REFORMING council tax could see lower bills for as many as eight in 10 Scots.
That was the argument which came from Common Weal’s head of policy Craig Dalzell as he spoke to The National for our Axing the Tax series on Thursday.
Dalzell argued that council tax could be replaced with a levy which charges 0.63% of the value of a property. At 2020 house prices, he said, this would have been revenue neutral – but more progressive than the current system.
As it stands, council tax is levied based on estimates of what property values would have been in April 1991, making it “probably about the most broken tax we have in Scotland”, Dalzell said.
READ MORE: Taxing the land not the buildings: How a land tax could work in Scotland
Council tax is also currently levied based on “bands”, with more expensive properties in higher bands. However, as many as half of all Scottish properties are thought to be in the wrong bands, and there is very limited flexibility at the higher ends.
Dalzell said: “If you take an example of a £70,000 Band A house, your council tax is probably about £850 a year. If you've got a £700k house in Band G, you're only paying just over £3000 a year, 3.5 times as much.
“If you have a £7 million house, 100 times the value of that Band A house, you're still only paying 3.5 times as much council tax. It's a ludicrous situation.”
By way of replacement, Common Weal first proposed a 0.63% property value tax rate in a paper in 2021. Dalzell said it would mean a tax cut for around 80% of Scots.
“To put that in proper numbers, if you had a £100k house, then your council tax, your property tax, would be £630 a year,” he explained.
“If you had a £70k house in Band A that is currently paying £850 council tax, you'd actually under our system be paying more like £440.
“Those bigger houses, a £700k house would be paying £4500. A £7m house would be paying £44k a year in property tax under our system, which is how it remains revenue neutral.
“You'd have the people in the really, really big houses paying a substantially larger sum for that privilege.”
READ MORE: Lack of local tax reform 'one of Holyrood's biggest failures', Patrick Harvie says
He went on: “The break-even point we found is actually something like – it's difficult to say because of the misbanding issues – but something like a house worth about £400k in Band G would pay about the same as they currently do in council tax under our system.
“So that means about 80% of households in Scotland would get a tax cut.”

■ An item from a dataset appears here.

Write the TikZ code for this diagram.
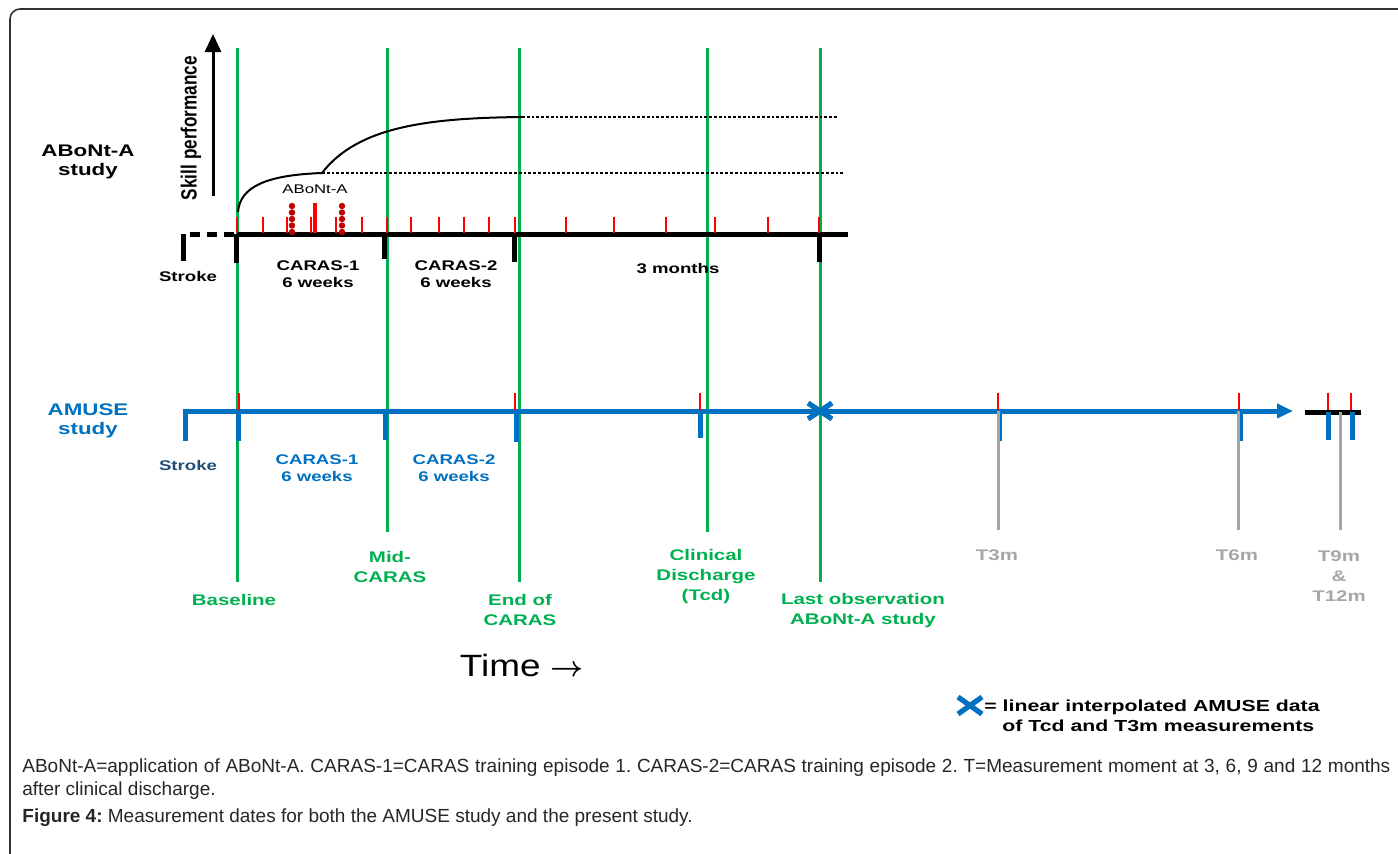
\documentclass[tikz,border=0pt]{standalone}
\usepackage{fontspec}
\usetikzlibrary{arrows.meta}
\setmainfont{Liberation Sans}
\newfontfamily\widefont[FakeStretch=1.33]{Liberation Sans}
\newfontfamily\tallfont[FakeStretch=0.78]{Liberation Sans}
\newfontfamily\timefont[FakeStretch=1.2]{Liberation Sans}
\newfontfamily\capfont{Liberation Sans}
\definecolor{grn}{HTML}{00B050}
\definecolor{blu}{HTML}{0070C0}
\definecolor{dblu}{HTML}{1F4E79}
\definecolor{gry}{HTML}{A6A6A6}
\definecolor{dred}{HTML}{C00000}
\frenchspacing
\begin{document}
\begin{tikzpicture}[x=0.5pt, y=-0.5pt,
    greenline/.style={draw=grn, line width=1.5pt},
    redtick/.style={draw=red, line width=0.7pt},
    blktick/.style={draw=black, line width=2.5pt},
    blutick/.style={draw=blu, line width=2.5pt},
    greyline/.style={draw=gry, line width=1.5pt},
    xmark/.style={draw=blu, line width=2.6pt},
    plateau/.style={line width=1pt, dash pattern=on 1.4pt off 1pt},
    lbl/.style={font=\widefont\bfseries\fontsize{7}{8.5}\selectfont, align=center, inner sep=0pt},
    glbl/.style={font=\widefont\bfseries\fontsize{7.7}{10}\selectfont, text=grn, align=center, inner sep=0pt},
    tlbl/.style={glbl, text=gry},
    study/.style={font=\widefont\bfseries\fontsize{8.4}{9.8}\selectfont, align=center, inner sep=0pt}]
    \useasboundingbox (0,0) rectangle (1398,853);

    % 外框
    \draw[black!80, line width=0.8pt, rounded corners=5pt] (10,870) -- (10,9) -- (1420,9);

    % 绿色竖线
    \draw[greenline] (237,48) -- (237,582);
    \draw[greenline] (387,48) -- (387,532);
    \draw[greenline] (519,48) -- (519,582);
    \draw[greenline] (707,48) -- (707,532);
    \draw[greenline] (820,48) -- (820,582);

    % 技能轴
    \draw[line width=1.5pt, -{Triangle[length=9pt,width=8pt]}] (213,196) -- (213,34);
    \node[rotate=90, inner sep=0pt, font=\tallfont\bfseries\fontsize{11}{12}\selectfont] (skill) at (191,128) {Skill performance};

    % 学习曲线
    \coordinate (c0) at (238,212);
    \coordinate (c1) at (322,173);
    \coordinate (c2) at (522,117);
    \coordinate (e1) at (845,173);
    \coordinate (e2) at (838,117);
    \draw[line width=1pt] (c0) .. controls (240,186) and (268,175) .. (c1);
    \draw[line width=1pt] (c1) .. controls (358,126) and (430,118) .. (c2);
    \draw[plateau] (c1) -- (e1);
    \draw[plateau] (c2) -- (e2);

    % ABoNt-A 研究时间轴
    \draw[line width=2.5pt] (237,234) -- (848,234);
    \draw[line width=2.5pt, dash pattern=on 5pt off 3.5pt] (190,234) -- (237,234);
    \draw[blktick] (183,234) -- (183,261);
    \draw[blktick] (236,234) -- (236,263);
    \draw[blktick] (384,234) -- (384,259);
    \draw[blktick] (514,234) -- (514,262);
    \draw[blktick] (819,234) -- (819,262);

    % 红色刻度
    \foreach \x in {237,263,287,311,336,362,387,411,439,464,489,515,566,614,666,715,768,819}
        \draw[redtick] (\x,217) -- (\x,233);
    \draw[draw=red, line width=2pt] (315,203) -- (315,233);
    \foreach \y in {206,212.5,219,225.5,232} {
        \fill[dred] (292,\y) circle (1.6pt);
        \fill[dred] (342,\y) circle (1.6pt);
    }
    \node[inner sep=0pt, font=\widefont\fontsize{6.3}{7}\selectfont] (bonta) at (315,189) {ABoNt-A};

    % 上方标签
    \node[study] (abstudy) at (88,162) {ABoNt-A\\study};
    \node[lbl] (stroke1) at (188,276) {Stroke};
    \node[lbl] (caras1) at (318,274) {CARAS-1\\6 weeks};
    \node[lbl] (caras2) at (456,274) {CARAS-2\\6 weeks};
    \node[lbl] (months) at (678,268) {3 months};

    % AMUSE 时间轴
    \draw[draw=blu, line width=2.5pt, -{Triangle[length=8pt,width=7pt]}] (183,411) -- (1293,411);
    \draw[blutick] (185,411) -- (185,441);
    \draw[blutick] (238,411) -- (238,441);
    \draw[blutick] (385,411) -- (385,440);
    \draw[blutick] (516,411) -- (516,442);
    \draw[blutick] (700,411) -- (700,438);
    \draw[blutick] (999,411) -- (999,441);
    \draw[blutick] (1240,411) -- (1240,441);
    \draw[line width=2.5pt] (1305,412) -- (1361,412);
    \draw[blutick] (1328,412) -- (1328,440);
    \draw[blutick] (1352,412) -- (1352,440);

    % 随访灰线
    \draw[greyline] (998,411) -- (998,530);
    \draw[greyline] (1238,411) -- (1238,530);
    \draw[greyline] (1340,412) -- (1340,530);

    % AMUSE 红色刻度
    \foreach \x in {239,515,700,998,1239,1328,1351}
        \draw[redtick] (\x,393) -- (\x,410);

    % 插值标记
    \draw[xmark] (808,403) -- (832,419);
    \draw[xmark] (808,419) -- (832,403);

    % 下方标签
    \node[study, text=blu] (amstudy) at (88,421) {AMUSE\\study};
    \node[lbl, text=dblu] (stroke2) at (188,465) {Stroke};
    \node[lbl, text=blu] (caras1b) at (317,468) {CARAS-1\\6 weeks};
    \node[lbl, text=blu] (caras2b) at (454,468) {CARAS-2\\6 weeks};

    % 测量时间点
    \node[glbl] (baseline) at (234,600) {Baseline};
    \node[glbl] (mid) at (390,567) {Mid-\\CARAS};
    \node[glbl] (endc) at (520,610) {End of\\CARAS};
    \node[glbl] (tcd) at (706,577) {Clinical\\Discharge\\(Tcd)};
    \node[glbl] (last) at (863,611) {Last observation\\ABoNt-A study};
    \node[tlbl] (t3) at (997,555) {T3m};
    \node[tlbl] (t6) at (1237,555) {T6m};
    \node[tlbl] (t912) at (1339,576) {T9m\\\&\\T12m};

    % 时间
    \node[inner sep=0pt, font=\timefont\fontsize{15.4}{16}\selectfont] (time) at (522,665) {Time \mbox{\boldmath$\rightarrow$}};

    % 图例
    \draw[xmark] (958,697) -- (982,714);
    \draw[xmark] (958,714) -- (982,697);
    \node[anchor=base west, inner sep=0pt, font=\widefont\bfseries\fontsize{8}{9}\selectfont] (leg1) at (984,711) {= linear interpolated AMUSE data};
    \node[anchor=base west, inner sep=0pt, font=\widefont\bfseries\fontsize{8}{9}\selectfont] (leg2) at (1002,731) {of Tcd and T3m measurements};

    % 图注
    \node[anchor=base west, inner sep=0pt, text=black!85, font=\capfont\fontsize{9.5}{11}\selectfont] (cap1) at (22,772)
        {\makebox[684pt][s]{ABoNt-A=application of ABoNt-A. CARAS-1=CARAS training episode 1. CARAS-2=CARAS training episode 2. T=Measurement moment at 3, 6, 9 and 12 months}};
    \node[anchor=base west, inner sep=0pt, text=black!85, font=\capfont\fontsize{9.5}{11}\selectfont] (cap2) at (22,795) {after clinical discharge.};
    \node[anchor=base west, inner sep=0pt, text=black!85, font=\capfont\fontsize{9.5}{11}\selectfont] (cap3) at (22,822) {\textbf{Figure 4:} Measurement dates for both the AMUSE study and the present study.};
\end{tikzpicture}
\end{document}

Asked how price valuations could work, especially for people who live in the same place for decades – or even their whole life – Dalzell said there were many workarounds but in “countries that have this kind of tax, like Denmark, Estonia, you have periodic updates” of value.

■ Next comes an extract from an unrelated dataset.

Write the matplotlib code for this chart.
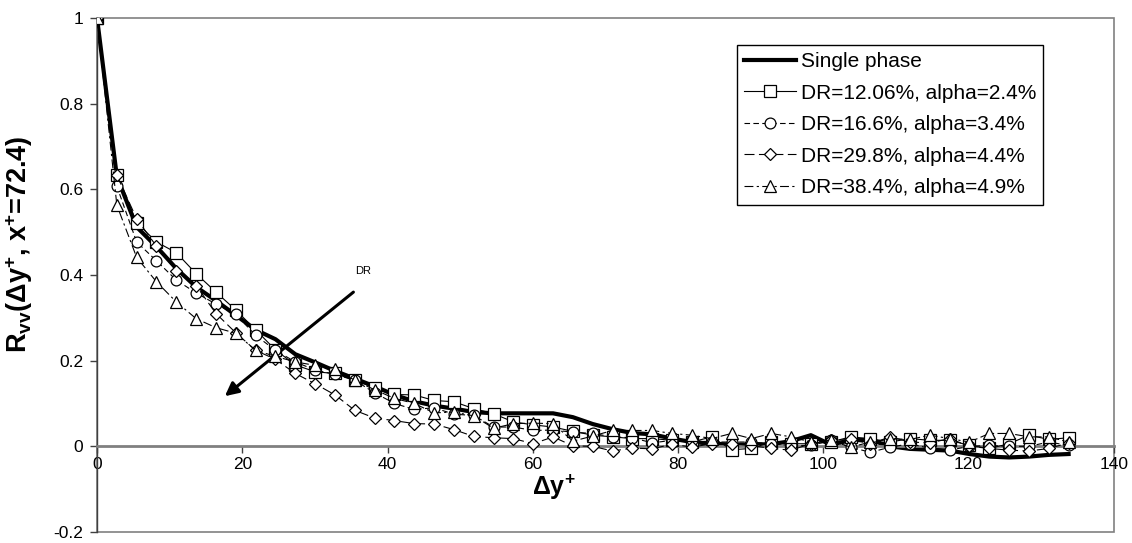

He argued that a valuation system would be fairer as it could also take into account land – and doing so locally would circumvent any issues with devolution.
Dalzell said: “The council tax already taxes your garden. What it doesn't do is tax the shooting estate you own up in the hill. So what we would do is just take that property tax and extend it to the shooting estate.
“As for the local aspect, that's probably the only way to do it. Under the current settlement, the Scottish Government has very limited powers to to introduce a new national tax, especially if it doesn't have the permission from Westminster to do it.
READ MORE: How do other countries do council tax?
“But the Scotland Act explicitly allows local taxes to be introduced so long as the revenue for those taxes fund local services. As long as the money doesn't go to Holyrood, as long as the money stays in the local authority, we can create as many taxes as we like.”
With the next Holyrood elections around 18 months away, it may be too late in the day for the current SNP Government to make a move on the issue – despite pledges dating back to before they first took power in 2007.
The 2021 Holyrood election saw the party, then under Nicola Sturgeon, elected with a pledge to form a “Citizens’ Assembly” to discuss a way forward for council tax. But nothing has yet materialised.
Dalzell said: “It's even ludicrous that we're still talking about what is the case for reforming council tax. We won that argument 20-odd years ago. But we're still here, we're still talking about it, we're just desperately waiting for the Scottish Government to do it.”